As usual, Victor Davis Hanson speaks the truth:
America should not gratuitously welcome such dislike; but we should not apologize for it either. Sometimes the caliber of a nation is found not in why it is liked, but rather in why it is not. By January 1, 1941, I suppose a majority on the planet — the Soviet Union, all of Eastern Europe, France, Italy, Spain, and even many elsewhere in occupied Europe, most of Latin America, Japan and its Asian empire, the entire Arab world, many in India — would have professed a marked preference for Hitler’s Germany over Churchill’s England.
Think about it. When Europe orders all American troops out; when Japan claims our textbooks whitewash the Japanese forced internment or Hiroshima; when China cites unfair trade with the United States; when South Korea says get the hell off our DMZ; when India complains that we are dumping outsourced jobs on them; when Egypt, Jordan, and the Palestinians refuse cash aid; when Canada complains that we are not carrying our weight in collective North American defense; when the United Nations moves to Damascus; when the Arab Street seethes that we are pushing theocrats and autocrats down its throat; when Mexico builds a fence to keep us out; when Latin America proclaims a boycott of the culturally imperialistic Major Leagues; and when the world ignores American books, films, and popular culture, then perhaps we should be worried. But something tells me none of that is going to happen in this lifetime.
At dinner last night, the sidekick and I were discussing a discussion about gun control over at another blog where we had both commented. After awhile, some Europeans came over and started commenting about America’s fascination with guns and how unsafe our country was, and so on, and so forth.
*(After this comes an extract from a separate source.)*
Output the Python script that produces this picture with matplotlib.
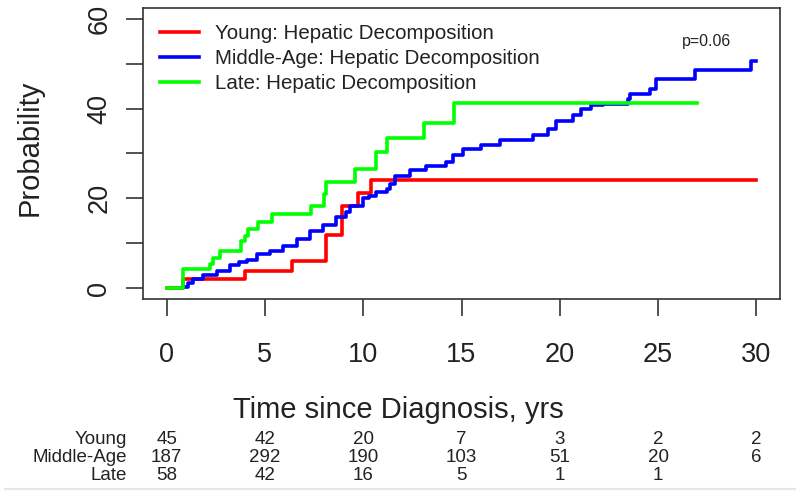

While I have nothing against Europe as a whole, it’s this holier-than-thou enlightened attitude that some Europeans have that frustrates me. In alot of ways, I’ve lost my desire to debate some of those topics.
The UN? Corrupt, but salvageable.
Iraq, we did the right thing.
Afghanistan, we did the right thing.
Re-electing George W. Bush, we did the right thing.
Gun Control? A firm grip, no more.
Our taxes? Too high.
As our esteemed Secretary of State said recently while in France:
“There cannot be an absence of moral content in American foreign policy. Europeans giggle at this, but we are not European, we are American, and we have different principles.”
I’m quite happy being an American, thanks.